At the annual conference of the European Accounting Association in Maastricht, the Netherlands, IASB Chairman Hans Hoogervorst gave a speech titled ‘Performance reporting and the pitfalls of non-GAAP metrics’. He discussed (1) how the academic community can continue to help improve IFRS and (2) performance reporting and non-GAAP measures.

Mr Hoogervorst encouraged the academic community to continue providing the Board with its research; he noted that cooperation in the past has been very effective in helping the Board “separate out evidence from opinion.” He cited lease accounting, the IFRS 8 post-implementation review, and comment letter submissions as examples of effective cooperation between academia and the IASB, and he invited academics to become even more involved in years to come.

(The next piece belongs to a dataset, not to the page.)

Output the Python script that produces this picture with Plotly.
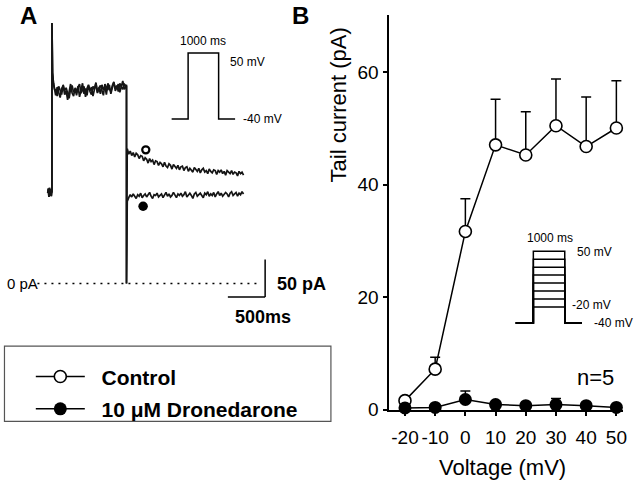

In the second half of his speech, Mr Hoogervorst discussed non-GAAP measures and explored “whether IFRS Standards provide sufficient criteria by which performance can be judged by users of financial statements.” He noted the increasing use of non-GAAP measures and research showing that these measures are becoming increasingly misleading. Mr Hoogervorst said:

The fact is that IFRS Standards prescribes very little in the way of formatting the income statement. Companies have considerable freedom in the way they present the components of income that make up profit or loss. As a result, there is little comparability above the bottom line, making it difficult for users to judge performance.

He went on to say that securities regulators are primarily responsible for cutting back the use of non-GAAP measures but that the IASB “should also look at its own role in this matter.” He admitted that the IASB provides “too little guidance” in formatting the income statement. He also suggested “potential remedies” for IASB consideration:

  • Defining more subtotals in the income statement;
  • Providing a principle-based definition of operating income which does not allow for obfuscating restructuring or impairment charges;
  • Creating a “rigorous definition” of earnings before interest and tax (EBIT);
  • Looking for better solutions for some elements of income and expense that are currently parked in other comprehensive income;
  • All of the above and more.

Mr Hoogervorst concluded:

[U]ltimately the number that counts most is the unadjusted bottom line, where all elements of income come together, both recurring items and exceptional items, whatever those may be. No-one can predict the extent to which seemingly extraordinary elements of income are recurring and not. That is why it is important that the bottom line is as inclusive as possible and that it shows everything, warts and all.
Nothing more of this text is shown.